普通、日本で洋服を売るブティックでは返品お断りの張り紙をしているところがある。返品に応じても、全くタグも取っておらず、サイズを変えるのなら応じてくれるところもあるが、品物を返して返金までして欲しいと頼むと、応じられないと言われることのほうが多い。
しかしだ、アメリカなら一度使用したものでも返品に持ってくる。
たとえばパーティーで一度だけ使用したドレスだとか、タキシードだとか、みんな堂々と返品しにくるのだ。また、店のほうも店のほうでそんな商品をアウトレットや通信販売にまわす。酷い店になると、もう一度タグをつけて店で売ってしまう。
自宅に配送されたジャケットをうきうきと試着して何気なくポケットに手を突っ込んだら、誰かが洟をかんだティッシュが出てきたなどというのはざらにあるのだ。

ワインの販売会社で働く友人はこんなことも言っていた。
ワインのコルクを抜いたのを返品しに来た客がいた。
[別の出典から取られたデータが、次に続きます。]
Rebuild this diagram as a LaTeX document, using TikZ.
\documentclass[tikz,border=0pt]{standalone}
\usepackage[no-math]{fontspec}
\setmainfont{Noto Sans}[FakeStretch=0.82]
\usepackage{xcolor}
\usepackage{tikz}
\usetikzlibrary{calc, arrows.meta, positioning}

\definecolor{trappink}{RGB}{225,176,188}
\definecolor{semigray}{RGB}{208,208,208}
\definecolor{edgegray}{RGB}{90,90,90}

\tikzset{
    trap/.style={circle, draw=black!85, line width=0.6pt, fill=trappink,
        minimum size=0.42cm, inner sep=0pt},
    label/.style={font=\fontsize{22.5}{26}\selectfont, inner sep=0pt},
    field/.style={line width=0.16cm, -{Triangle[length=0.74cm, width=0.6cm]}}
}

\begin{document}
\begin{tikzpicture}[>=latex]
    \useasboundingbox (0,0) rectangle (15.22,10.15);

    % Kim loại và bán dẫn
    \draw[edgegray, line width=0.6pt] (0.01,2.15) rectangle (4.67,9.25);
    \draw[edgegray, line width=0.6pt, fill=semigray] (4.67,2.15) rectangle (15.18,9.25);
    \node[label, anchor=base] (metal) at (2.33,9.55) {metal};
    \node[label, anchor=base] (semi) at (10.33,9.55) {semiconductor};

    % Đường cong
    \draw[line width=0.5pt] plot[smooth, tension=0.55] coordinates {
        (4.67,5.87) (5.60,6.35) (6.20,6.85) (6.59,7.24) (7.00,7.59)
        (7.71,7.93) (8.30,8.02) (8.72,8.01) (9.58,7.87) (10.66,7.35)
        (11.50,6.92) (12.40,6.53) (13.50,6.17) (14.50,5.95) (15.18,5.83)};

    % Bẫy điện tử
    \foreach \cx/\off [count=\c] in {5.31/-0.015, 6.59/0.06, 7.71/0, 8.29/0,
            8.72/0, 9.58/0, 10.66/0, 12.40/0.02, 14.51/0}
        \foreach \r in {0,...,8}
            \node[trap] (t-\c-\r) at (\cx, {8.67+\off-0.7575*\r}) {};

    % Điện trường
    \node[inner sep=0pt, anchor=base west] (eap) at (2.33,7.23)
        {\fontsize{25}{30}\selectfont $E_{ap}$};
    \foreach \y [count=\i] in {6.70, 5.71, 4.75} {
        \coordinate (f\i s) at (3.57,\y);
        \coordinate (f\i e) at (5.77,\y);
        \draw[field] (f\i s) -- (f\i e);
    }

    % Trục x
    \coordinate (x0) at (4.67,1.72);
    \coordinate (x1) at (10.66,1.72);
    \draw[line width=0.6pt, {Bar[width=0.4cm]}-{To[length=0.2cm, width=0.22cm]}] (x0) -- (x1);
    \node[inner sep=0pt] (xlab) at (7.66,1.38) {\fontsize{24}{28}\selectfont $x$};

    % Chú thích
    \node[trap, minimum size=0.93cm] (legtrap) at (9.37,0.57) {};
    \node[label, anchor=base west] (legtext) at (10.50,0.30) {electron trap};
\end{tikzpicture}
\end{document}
コルクの状態が悪くてワインの味が落ちていたのかと思ったが、返品されたワインは状態もよかった。
返品の理由を聞くと、
「奥さんが気に入らなかったから」
なんとも、驚く理由だ。だが、アメリカでは返品するのには充分な理由らしい。

だから、アメリカ人は気に入らなければまた店に持って帰って返品すればいいと思っている。店のほうも、そうやって返品された商品をまたタグをつけて打ったり、格安でさばくルートを持っているから気楽に返品に応じる。
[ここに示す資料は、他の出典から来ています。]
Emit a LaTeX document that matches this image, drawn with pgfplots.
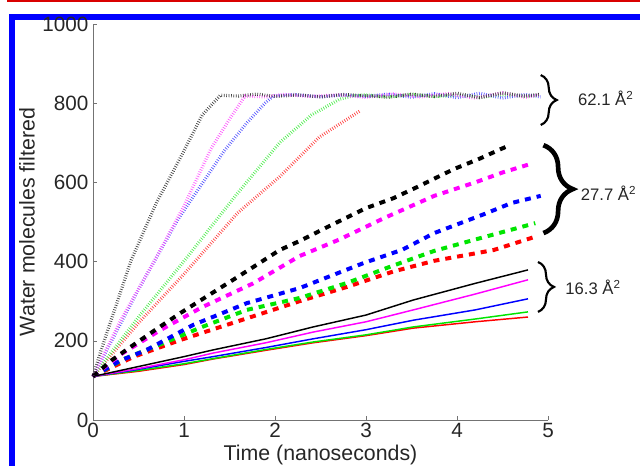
\documentclass[border=0pt]{standalone}
\usepackage{pgfplots}
\pgfplotsset{compat=1.18}
\usepackage{fontspec}
\setmainfont{Liberation Sans}
\usetikzlibrary{decorations.pathreplacing}
\definecolor{mgreen}{rgb}{0,0.9,0}
\definecolor{mmag}{rgb}{1,0,1}
\definecolor{mblue}{rgb}{0,0,1}
\definecolor{mred}{rgb}{1,0,0}
\definecolor{mblack}{rgb}{0,0,0}
\definecolor{fblue}{rgb}{0.2,0.2,1}
\begin{document}
\begin{tikzpicture}
\useasboundingbox (0pt,0pt) rectangle (480pt,349.5pt);
\draw[red!85!black, line width=1.6pt] (5.25pt,348.45pt) -- (480pt,348.45pt);
\draw[blue, line width=4.5pt] (9pt,0pt) -- (9pt,337.1pt) -- (482pt,337.1pt);
\begin{axis}[
  at={(69.75pt,34.5pt)}, anchor=south west,
  scale only axis, width=341.25pt, height=297pt,
  xmin=0, xmax=5, ymin=0, ymax=1000,
  axis lines=left, axis line style={-, draw=black!55},
  xtick={0,1,2,3,4,5}, ytick={0,200,400,600,800,1000},
  tick align=inside, major tick length=3pt,
  tick style={black!55},
  /pgf/number format/assume math mode=true,
  /pgf/number format/1000 sep={},
  tick label style={font=\fontsize{15.5}{17}\selectfont, text=black!85},
  xticklabel style={yshift=1pt},
  label style={font=\fontsize{16}{18}\selectfont, text=black!85},
  xlabel={Time (nanoseconds)},
  ylabel={Water molecules filtered},
  xlabel style={at={(axis description cs:0.5,-0.088)}, anchor=center},
  ylabel style={at={(axis description cs:-0.145,0.5)}, anchor=center},
  clip=false,
  dotsty/.style={line width=2.4pt, dash pattern=on 0.5pt off 1.3pt},
  dashsty/.style={line width=3pt, dash pattern=on 4.5pt off 4.5pt},
  solsty/.style={line width=1.1pt},
]
% ---- 62.1 A^2 (dotted)
\addplot[dotsty, mred!75] coordinates {(0,110)(0.5,245)(1.01,371)(1.59,523)(2.05,614)(2.49,715)(2.93,780)};
\addplot[dotsty, mgreen!70] coordinates {(0,110)(0.5,260)(1.01,404)(1.59,573)(2.05,700)(2.4,770)(2.71,810)(2.85,818)(3.0,821)(3.25,816)(3.5,822)(3.75,817)(4.0,820)(4.25,815)(4.5,821)(4.75,817)(4.9,820)};
\addplot[dotsty, fblue!85] coordinates {(0,110)(0.5,330)(0.93,505)(1.1,563)(1.45,682)(1.69,750)(1.89,800)(1.98,818)(2.2,822)(2.5,816)(2.75,821)(3.0,817)(3.25,823)(3.5,815)(3.75,824)(4.0,814)(4.25,825)(4.5,813)(4.75,822)(4.92,816)};
\addplot[dotsty, mmag!65] coordinates {(0,110)(0.3,250)(0.68,404)(1.0,540)(1.29,682)(1.5,760)(1.67,818)(1.9,816)(2.1,822)(2.4,817)(2.7,821)(3.0,815)(3.3,823)(3.6,816)(3.9,824)(4.2,813)(4.5,826)(4.75,815)(4.9,821)};
\addplot[dotsty, mblack!75] coordinates {(0,110)(0.09,177)(0.42,404)(0.7,550)(0.96,662)(1.2,770)(1.40,820)(1.6,818)(1.8,823)(2.0,817)(2.25,821)(2.5,816)(2.75,822)(3.0,819)(3.25,815)(3.5,823)(3.75,817)(4.0,825)(4.25,814)(4.5,826)(4.75,818)(4.9,822)};
% ---- 27.7 A^2 (dashed)
\addplot[dashsty, mred] coordinates {(0,110)(0.45,160)(0.96,202)(1.4,235)(1.87,270)(2.27,300)(2.79,336)(3.3,375)(3.75,402)(4.4,429)(4.89,465)};
\addplot[dashsty, mgreen] coordinates {(0,110)(0.35,155)(0.77,194)(1.2,235)(1.69,278)(2.27,308)(2.79,346)(3.3,390)(3.75,427)(4.3,462)(4.86,497)};
\addplot[dashsty, mblue] coordinates {(0,110)(0.3,150)(0.59,177)(1.1,240)(1.69,295)(2.27,333)(2.97,396)(3.4,430)(3.75,472)(4.3,520)(4.6,548)(4.92,566)};
\addplot[dashsty, mmag] coordinates {(0,110)(0.3,165)(0.74,227)(1.2,285)(1.76,345)(2.27,414)(2.7,455)(3.2,510)(3.75,566)(4.2,600)(4.5,625)(4.80,646)};
\addplot[dashsty, mblack] coordinates {(0,110)(0.2,150)(0.41,184)(0.7,230)(0.96,270)(1.25,312)(1.54,354)(1.8,392)(2.05,429)(2.27,452)(2.6,490)(3.0,535)(3.3,560)(3.56,588)(3.97,634)(4.25,660)(4.48,684)(4.58,694)};
% ---- 16.3 A^2 (solid)
\addplot[solsty, mred] coordinates {(0,110)(0.5,123)(1.0,140)(1.32,154)(1.9,176)(2.42,195)(3.0,213)(3.52,232)(4.2,248)(4.78,260)};
\addplot[solsty, mgreen] coordinates {(0,110)(0.5,125)(1.0,142)(1.32,155)(1.9,178)(2.42,197)(3.0,215)(3.52,235)(4.2,255)(4.78,273)};
\addplot[solsty, mblue] coordinates {(0,110)(0.5,128)(1.0,148)(1.32,160)(1.9,183)(2.42,205)(3.0,228)(3.52,252)(4.2,278)(4.78,306)};
\addplot[solsty, mmag] coordinates {(0,110)(0.5,130)(1.0,152)(1.32,169)(1.9,195)(2.42,222)(3.0,248)(3.52,278)(4.2,318)(4.78,354)};
\addplot[solsty, mblack] coordinates {(0,110)(0.5,135)(1.0,160)(1.32,177)(1.9,205)(2.42,235)(3.0,265)(3.52,303)(4.2,345)(4.78,379)};
% ---- braces and labels
\draw[decorate, decoration={brace, amplitude=12pt}, line width=1.6pt] (axis cs:4.92,871) -- (axis cs:4.92,745);
\draw[decorate, decoration={brace, amplitude=22pt}, line width=3.5pt] (axis cs:4.95,694) -- (axis cs:4.95,472);
\draw[decorate, decoration={brace, amplitude=12pt}, line width=1.6pt] (axis cs:4.89,399) -- (axis cs:4.89,273);
\node[anchor=west, font=\fontsize{12.5}{14}\selectfont, text=black!85] at (axis cs:5.28,813) {62.1 Å\textsuperscript{2}};
\node[anchor=west, font=\fontsize{12.5}{14}\selectfont, text=black!85] at (axis cs:5.31,573) {27.7 Å\textsuperscript{2}};
\node[anchor=west, font=\fontsize{12.5}{14}\selectfont, text=black!85] at (axis cs:5.14,336) {16.3 Å\textsuperscript{2}};
\end{axis}
\end{tikzpicture}
\end{document}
考えれば安く上がる買い物を楽しめるメリットもあるが、あのぞくぞく感や満足感も知らないで吟味して買い物をする楽しみを知らないのかと思うと哀れになる。
気楽は気楽だが、運命を感じて買い物をする楽しみを知らずに生きるなんて、私は嫌だ。
しかし、買い物をするときには商品が入ったパッキングを念入りに調べたり、ポケットや襟などを小姑のように目を近づけて確認する癖がついてしまった自分にも、同じだけ哀しさを覚えてしまう。

返品天国は消費者天国ではいなと、そう感じるのだ。